**Aim:** From the listing below, pull out all lines with "React" in them.

---

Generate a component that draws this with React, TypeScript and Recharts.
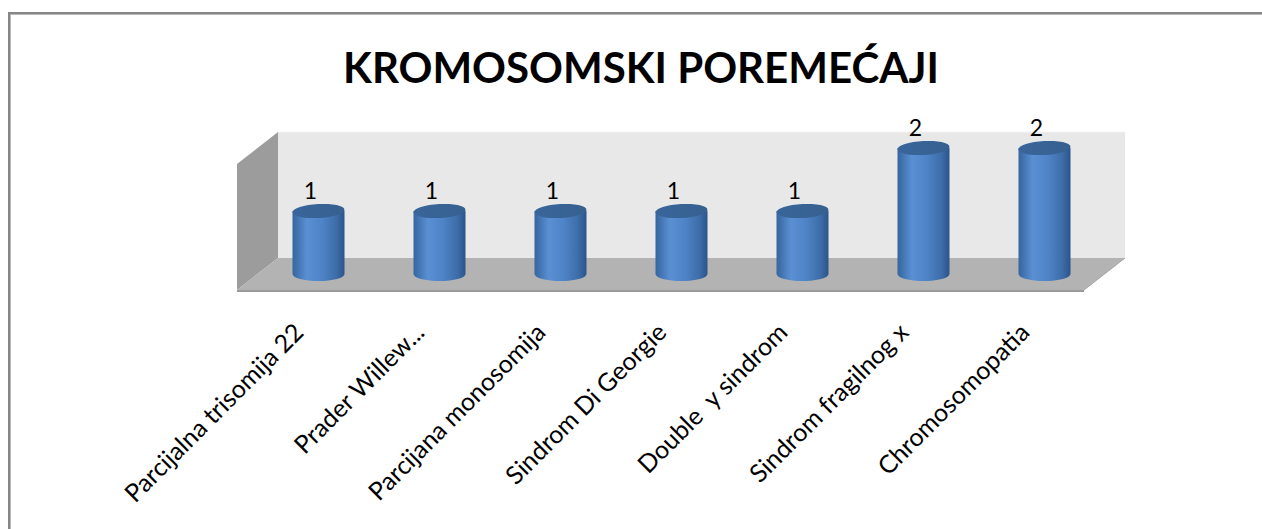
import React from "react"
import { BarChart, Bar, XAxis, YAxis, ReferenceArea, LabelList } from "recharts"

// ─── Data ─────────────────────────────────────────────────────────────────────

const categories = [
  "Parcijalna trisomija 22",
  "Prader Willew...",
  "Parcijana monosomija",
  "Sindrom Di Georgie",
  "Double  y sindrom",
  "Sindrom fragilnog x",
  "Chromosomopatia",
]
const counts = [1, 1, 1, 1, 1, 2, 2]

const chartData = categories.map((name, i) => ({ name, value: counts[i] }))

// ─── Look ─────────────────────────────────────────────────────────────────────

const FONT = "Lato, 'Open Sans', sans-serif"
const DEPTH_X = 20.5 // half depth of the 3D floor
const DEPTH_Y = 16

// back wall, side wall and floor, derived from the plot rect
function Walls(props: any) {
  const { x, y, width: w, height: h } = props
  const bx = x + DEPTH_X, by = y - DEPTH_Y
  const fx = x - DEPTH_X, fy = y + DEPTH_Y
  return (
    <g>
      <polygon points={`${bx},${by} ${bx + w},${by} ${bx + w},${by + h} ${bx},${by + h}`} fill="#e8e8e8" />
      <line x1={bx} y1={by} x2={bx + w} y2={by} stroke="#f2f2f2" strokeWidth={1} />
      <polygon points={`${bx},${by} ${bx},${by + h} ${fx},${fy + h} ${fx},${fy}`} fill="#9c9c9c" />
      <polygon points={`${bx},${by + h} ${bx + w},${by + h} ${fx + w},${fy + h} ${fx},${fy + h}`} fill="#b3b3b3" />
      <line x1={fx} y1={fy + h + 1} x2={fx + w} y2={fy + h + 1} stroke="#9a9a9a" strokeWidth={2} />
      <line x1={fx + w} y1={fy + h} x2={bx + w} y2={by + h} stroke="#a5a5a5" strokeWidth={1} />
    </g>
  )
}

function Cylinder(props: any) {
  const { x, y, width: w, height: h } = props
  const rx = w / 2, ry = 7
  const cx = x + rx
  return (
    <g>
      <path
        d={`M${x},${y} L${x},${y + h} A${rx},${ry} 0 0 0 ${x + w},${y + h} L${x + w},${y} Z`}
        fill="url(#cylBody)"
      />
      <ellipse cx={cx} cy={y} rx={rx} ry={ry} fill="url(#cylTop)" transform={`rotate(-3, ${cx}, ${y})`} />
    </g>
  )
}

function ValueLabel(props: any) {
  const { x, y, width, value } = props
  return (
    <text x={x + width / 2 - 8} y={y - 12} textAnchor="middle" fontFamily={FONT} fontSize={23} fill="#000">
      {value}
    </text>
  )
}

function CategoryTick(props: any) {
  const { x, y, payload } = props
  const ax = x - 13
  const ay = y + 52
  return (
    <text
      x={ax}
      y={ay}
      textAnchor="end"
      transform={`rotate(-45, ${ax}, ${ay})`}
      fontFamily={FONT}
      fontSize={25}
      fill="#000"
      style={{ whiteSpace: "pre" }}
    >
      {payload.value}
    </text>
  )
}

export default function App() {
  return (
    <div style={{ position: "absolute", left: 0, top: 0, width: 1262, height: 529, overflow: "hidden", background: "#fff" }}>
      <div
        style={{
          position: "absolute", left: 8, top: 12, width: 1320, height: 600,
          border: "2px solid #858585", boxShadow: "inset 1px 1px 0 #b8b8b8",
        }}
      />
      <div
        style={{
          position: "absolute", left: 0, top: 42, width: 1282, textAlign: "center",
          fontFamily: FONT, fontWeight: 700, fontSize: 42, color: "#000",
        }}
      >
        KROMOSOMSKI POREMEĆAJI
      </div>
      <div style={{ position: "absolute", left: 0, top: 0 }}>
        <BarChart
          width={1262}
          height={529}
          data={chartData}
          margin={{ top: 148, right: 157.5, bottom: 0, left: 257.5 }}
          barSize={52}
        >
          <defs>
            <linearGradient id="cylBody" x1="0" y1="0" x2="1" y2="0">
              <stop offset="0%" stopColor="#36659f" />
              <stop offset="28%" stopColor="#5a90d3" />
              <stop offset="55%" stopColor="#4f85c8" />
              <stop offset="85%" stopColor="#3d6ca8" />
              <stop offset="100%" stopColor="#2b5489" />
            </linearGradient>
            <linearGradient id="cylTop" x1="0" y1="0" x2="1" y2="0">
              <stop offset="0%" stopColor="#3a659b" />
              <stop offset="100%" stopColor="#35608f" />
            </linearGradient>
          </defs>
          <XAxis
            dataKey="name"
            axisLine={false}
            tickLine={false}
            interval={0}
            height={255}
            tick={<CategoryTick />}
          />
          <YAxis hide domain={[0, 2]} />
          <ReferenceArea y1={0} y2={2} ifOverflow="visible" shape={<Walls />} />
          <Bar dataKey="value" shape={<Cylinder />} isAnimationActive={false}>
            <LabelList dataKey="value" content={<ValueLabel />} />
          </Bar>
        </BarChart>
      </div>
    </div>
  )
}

---

**Correct result:**
Generate a component that draws this with React, TypeScript and Recharts.
import React from "react"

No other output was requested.